In this Jupyter we train a model to fit the the Fashion-MNIST image classification dataset. using the softmax regression activation function.

In [None]:
import warnings
warnings.filterwarnings('ignore')

import tensorflow as tf
from dl import tensorflow as dl

In [None]:
batch_size = 256
train_iter, test_iter = dl.load_data_fashion_mnist(batch_size)

## Initializing Model Parameters


In [None]:
num_inputs, num_outputs, num_hiddens = 784, 10, 256

W1 = tf.Variable(
    tf.random.normal(shape=(num_inputs, num_hiddens), mean=0, stddev=0.01))
b1 = tf.Variable(tf.zeros(num_hiddens))
W2 = tf.Variable(
    tf.random.normal(shape=(num_hiddens, num_outputs), mean=0, stddev=0.01))
b2 = tf.Variable(tf.random.normal([num_outputs], stddev=.01))

params = [W1, b1, W2, b2]

## Activation Function



In [None]:
def relu(X):
    return tf.math.maximum(X, 0)

## Model


In [None]:
def net(X):
    X = tf.reshape(X, (-1, num_inputs))
    H = relu(tf.matmul(X, W1) + b1)
    return tf.matmul(H, W2) + b2

## Loss Function

In [None]:
def loss(y_hat, y):
    return tf.losses.sparse_categorical_crossentropy(y, y_hat,
                                                     from_logits=True)

## Training


In [None]:
num_epochs, lr = 10, 0.1
updater = dl.Updater([W1, W2, b1, b2], lr)
dl.train_ch3(net, train_iter, test_iter, loss, num_epochs, updater)

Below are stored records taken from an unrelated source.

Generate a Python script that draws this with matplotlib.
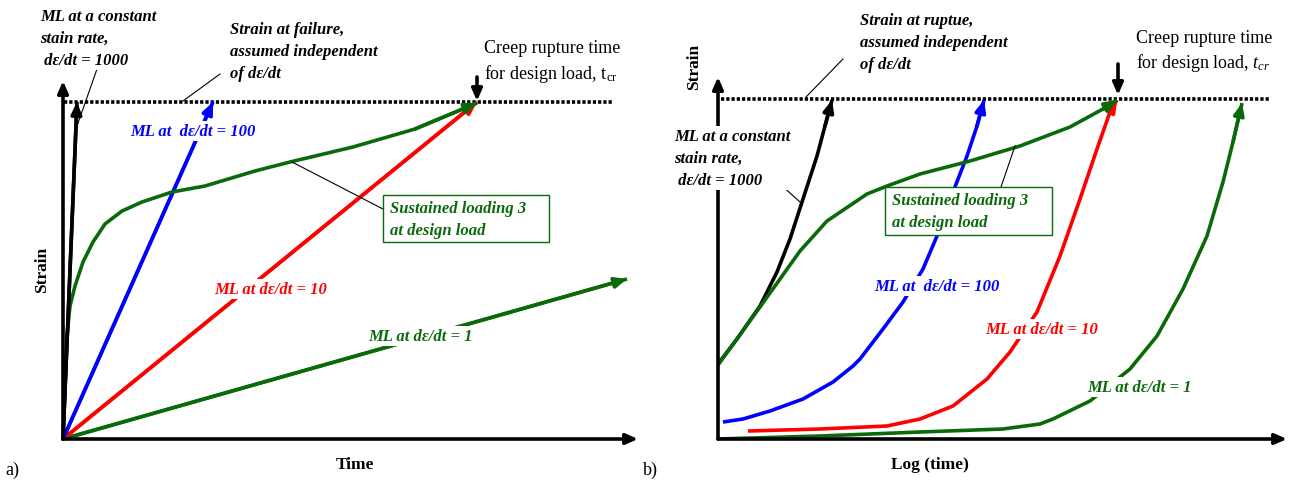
import matplotlib
matplotlib.use('Agg')
from matplotlib import pyplot as plt, rc
from matplotlib.patches import Rectangle

rc('font', family='Liberation Serif')
rc('mathtext', fontset='custom', rm='Liberation Serif', it='Liberation Serif:italic')

BLACK = 'black'
BLUE = '#0000ff'
RED = '#ff0000'
GREEN = '#0a6a0a'

# panel a: linear time (arbitrary units, t_cr = 414), strain (failure = 337)
a_failure = 337
a_tcr = 414
a_ml1000_t = [0, 14]
a_ml1000_s = [0, 337]
a_ml100_t = [0, 150]
a_ml100_s = [0, 337]
a_ml10_t = [0, 414]
a_ml10_s = [0, 337]
a_ml1_t = [0, 564]
a_ml1_s = [0, 160]
a_sus_t = [0, 4, 7, 12, 20, 30, 42, 59, 79, 109, 142, 192, 227, 290, 352, 414]
a_sus_s = [0, 103, 133, 153, 177, 197, 215, 228, 237, 247, 253, 268, 277, 292, 310, 336]

# panel b: log(time), strain
b_failure = 340
b_tcr = 400
b_ml1000_t = [0, 19, 42, 59, 72, 85, 99, 107, 114]
b_ml1000_s = [75, 100, 133, 167, 200, 240, 283, 313, 339]
b_sus_t = [0, 42, 82, 109, 149, 169, 202, 252, 302, 352, 385, 399]
b_sus_s = [74, 132, 188, 218, 245, 253, 265, 278, 293, 312, 330, 339]
b_ml100_t = [5, 25, 52, 85, 115, 135, 142, 165, 185, 205, 219, 235, 249, 259, 266]
b_ml100_s = [17, 20, 28, 40, 57, 73, 80, 110, 137, 170, 203, 247, 283, 313, 339]
b_ml10_t = [30, 102, 169, 202, 235, 269, 292, 319, 342, 362, 379, 392, 399]
b_ml10_s = [8, 10, 13, 20, 33, 60, 87, 127, 183, 240, 290, 327, 339]
b_ml1_t = [0, 102, 202, 285, 322, 335, 372, 412, 439, 465, 489, 505, 515, 524]
b_ml1_s = [0, 3, 7, 10, 15, 20, 38, 70, 103, 150, 203, 257, 297, 336]

W, H = 1291, 485
fig = plt.figure(figsize=(W / 100, H / 100), dpi=100)
fig.patch.set_facecolor('white')

LW = 2.6
FS = 12


def curve(ax, t, s, color):
    ax.plot(t, s, color=color, lw=LW, solid_capstyle='butt', solid_joinstyle='round', zorder=3)
    ax.annotate('', xy=(t[-1], s[-1]), xytext=(t[-2], s[-2]),
                arrowprops=dict(arrowstyle='-|>,head_length=0.5,head_width=0.22', color=color,
                                lw=LW, mutation_scale=14, shrinkA=0, shrinkB=0), zorder=3)


def arrow(ax, start, end, lw=2.6):
    ax.annotate('', xy=end, xytext=start,
                arrowprops=dict(arrowstyle='-|>,head_length=0.5,head_width=0.22', color='black',
                                lw=lw, mutation_scale=14, shrinkA=0, shrinkB=0), zorder=4)


def leader(ax, p0, p1):
    ax.plot([p0[0], p1[0]], [p0[1], p1[1]], color='black', lw=0.8, zorder=4)


def label(ax, x, y, s, color, **kw):
    kw.setdefault('ha', 'center')
    kw.setdefault('va', 'center')
    ax.text(x, y, s, color=color, fontsize=FS, fontweight='bold', fontstyle='italic',
            linespacing=1.5, zorder=6,
            bbox=dict(facecolor='white', edgecolor='none', pad=1.5), **kw)


def box(ax, x0, y0, x1, y1, tx, ty):
    ax.add_patch(Rectangle((x0, y0), x1 - x0, y1 - y0, facecolor='white',
                           edgecolor=GREEN, lw=1.0, zorder=5))
    ax.text(tx, ty, 'Sustained loading 3\nat design load', color=GREEN, fontsize=FS,
            fontweight='bold', fontstyle='italic', ha='left', va='center',
            linespacing=1.5, zorder=6)


# ---------------- panel a ----------------
axa = fig.add_axes([63 / W, 45 / H, 580 / W, 440 / H])
axa.set_xlim(0, 580)
axa.set_ylim(0, 440)
axa.axis('off')

arrow(axa, (0, 0), (575, 0))
arrow(axa, (0, 0), (0, 358))
axa.plot([1, 550], [a_failure, a_failure], color='black', lw=2.6,
         linestyle=(0, (0.9, 0.55)), zorder=2)

curve(axa, a_ml1_t, a_ml1_s, GREEN)
curve(axa, a_ml10_t, a_ml10_s, RED)
curve(axa, a_ml100_t, a_ml100_s, BLUE)
curve(axa, a_sus_t, a_sus_s, GREEN)
curve(axa, a_ml1000_t, a_ml1000_s, BLACK)
arrow(axa, (a_tcr, 362), (a_tcr, a_failure + 1))

label(axa, 130, 308, 'ML at  d\u03b5/dt = 100', BLUE)
label(axa, 208, 150, 'ML at d\u03b5/dt = 10', RED)
label(axa, 357, 103, 'ML at d\u03b5/dt = 1', GREEN)
label(axa, -23, 431, 'ML at a constant\nstain rate,\n d\u03b5/dt = 1000', BLACK, ha='left', va='top')
label(axa, 167, 418, 'Strain at failure,\nassumed independent\nof d\u03b5/dt', BLACK, ha='left', va='top')
box(axa, 320, 197, 486, 244, 327, 220)
leader(axa, (229, 277), (320, 230))
leader(axa, (34, 370), (14, 313))
leader(axa, (157, 365), (120, 338))

axa.text(421, 400, 'Creep rupture time\nfor design load, t$_{\\mathrm{cr}}$', fontsize=13,
         ha='left', va='top', linespacing=1.4)
axa.text(-21, 170, 'Strain', fontsize=12.5, fontweight='bold', rotation=90, ha='center', va='center')
axa.text(292, -25, 'Time', fontsize=12.5, fontweight='bold', ha='center', va='center')
axa.text(-58, -30, 'a)', fontsize=13, ha='left', va='center')

# ---------------- panel b ----------------
axb = fig.add_axes([718 / W, 45 / H, 573 / W, 440 / H])
axb.set_xlim(0, 573)
axb.set_ylim(0, 440)
axb.axis('off')

arrow(axb, (0, 0), (569, 0))
arrow(axb, (0, 0), (0, 362))
axb.plot([3, 551], [b_failure, b_failure], color='black', lw=2.6,
         linestyle=(0, (0.9, 0.55)), zorder=2)

curve(axb, b_ml1_t, b_ml1_s, GREEN)
curve(axb, b_ml10_t, b_ml10_s, RED)
curve(axb, b_ml100_t, b_ml100_s, BLUE)
curve(axb, b_ml1000_t, b_ml1000_s, BLACK)
curve(axb, b_sus_t, b_sus_s, GREEN)
arrow(axb, (b_tcr, 375), (b_tcr, b_failure + 4))

label(axb, 219, 153, 'ML at  d\u03b5/dt = 100', BLUE)
label(axb, 324, 110, 'ML at d\u03b5/dt = 10', RED)
label(axb, 421, 52, 'ML at d\u03b5/dt = 1', GREEN)
label(axb, -44, 311, 'ML at a constant\nstain rate,\n d\u03b5/dt = 1000', BLACK, ha='left', va='top')
label(axb, 142, 427, 'Strain at ruptue,\nassumed independent\nof d\u03b5/dt', BLACK, ha='left', va='top')
box(axb, 167, 204, 334, 252, 174, 228)
leader(axb, (297, 293), (283, 252))
leader(axb, (53, 263), (82, 237))
leader(axb, (125, 380), (88, 342))

axb.text(418, 410, 'Creep rupture time\nfor design load, $t_{cr}$', fontsize=13,
         ha='left', va='top', linespacing=1.3)
axb.text(-24, 373, 'Strain', fontsize=12.5, fontweight='bold', rotation=90, ha='center', va='center')
axb.text(212, -25, 'Log (time)', fontsize=12.5, fontweight='bold', ha='center', va='center')
axb.text(-75, -30, 'b)', fontsize=13, ha='left', va='center')

fig.savefig('out.png', dpi=100)
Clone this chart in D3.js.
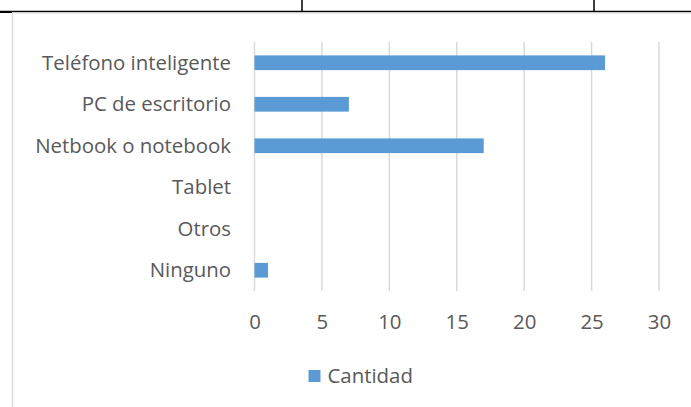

To evaluate the learned model,
we apply the learned model to some test data.


In [None]:
dl.predict_ch3(net, test_iter)

## Summary

* We saw that implementing a simple MLP is easy, even when done manually.
* However, with a large number of layers, implementing MLPs from scratch can still get messy (e.g., naming and keeping track of our model's parameters).


## Exercises

1. Change the value of the hyperparameter `num_hiddens` and see how this hyperparameter influences your results. Determine the best value of this hyperparameter, keeping all others constant.
1. Try adding an additional hidden layer to see how it affects the results.
1. How does changing the learning rate alter your results? Fixing the model architecture and other hyperparameters (including number of epochs), what learning rate gives you the best results?
1. What is the best result you can get by optimizing over all the hyperparameters (learning rate, number of epochs, number of hidden layers, number of hidden units per layer) jointly?
1. Describe why it is much more challenging to deal with multiple hyperparameters.
1. What is the smartest strategy you can think of for structuring a search over multiple hyperparameters?